According to merger documents filed with the United States Securities and Exchange Commission (SEC) on Wednesday, February 18, the arrangement establishes a 12-month “Continuation Period” to protect employees transitioning into the combined entity. This period ensures that compensation and key benefits remain largely unchanged, providing a measure of certainty during a potentially disruptive corporate integration.
IHS Towers, which employed 2,864 people globally as of December 31, 2024, operates in multiple emerging markets. The assurances are particularly significant in countries such as Nigeria, where both MTN and IHS play a central role in maintaining telecom infrastructure, and where workforce stability is crucial to ongoing operations.
The London-headquartered tower company manages approximately 39,000 telecom towers across Africa, the Middle East, and Latin America, with Nigeria as its largest market. If the merger is completed, MTN will gain greater control over this extensive network of towers, deepening its vertical integration and strengthening its strategic command over critical connectivity infrastructure across the continent.
Under Section 6.7 of the merger agreement, MTN is required to maintain employees’ base salaries or hourly wages, short-term cash incentive opportunities, and benefits—including health, retirement, and welfare plans—at levels no less favourable than those in place before the transaction closes. Certain localised benefits, such as defined benefit pensions, are excluded, but the company has committed to preserving the core compensation framework.

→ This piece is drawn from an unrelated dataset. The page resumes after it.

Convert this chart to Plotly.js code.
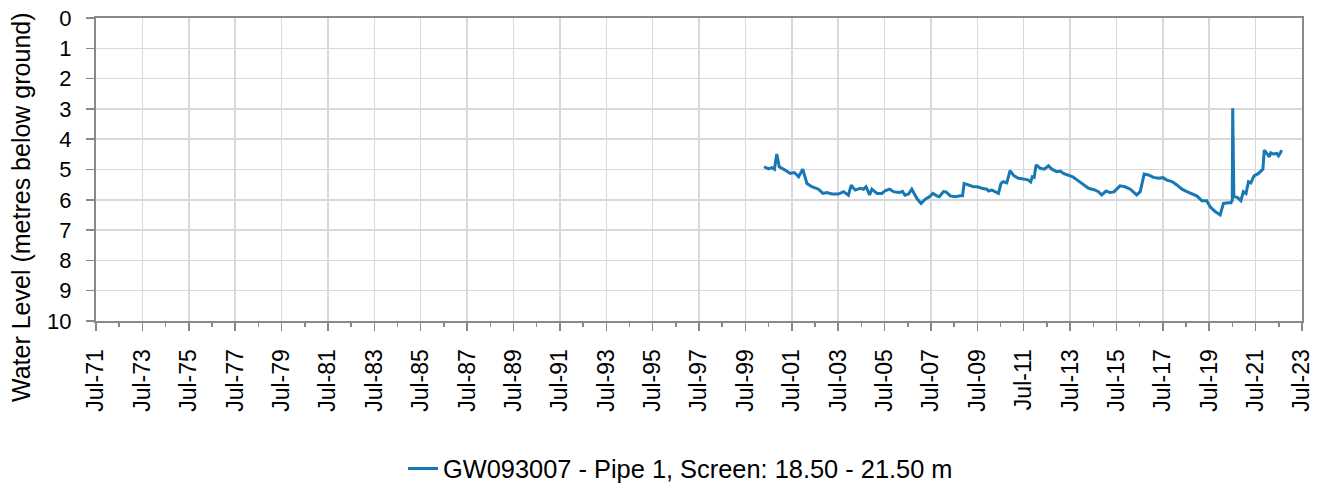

The agreement also addresses severance and equity awards. Existing IHS severance arrangements will continue to apply, ensuring employees terminated during the Continuation Period receive benefits at least as favourable as pre-merger policies. Vested stock options and restricted stock units are expected to be converted into cash payments, while unvested awards may be transformed into cash-based retention incentives, continuing to vest on original schedules to promote continuity.
Additionally, MTN will recognise prior years of service at IHS for purposes such as benefit eligibility, vesting, and vacation accrual, ensuring employees’ tenure is preserved post-merger.
While the 12-month protections do not prevent future restructuring, they signal MTN’s intent to maintain operational stability during integration. Regulatory review is also anticipated in key markets such as Nigeria, where authorities will examine compliance with labour laws and change-of-control requirements.
The deal represents a major step in MTN’s expansion, bringing one of the world’s largest independent tower operators under its control and reshaping the telecom infrastructure landscape in emerging markets.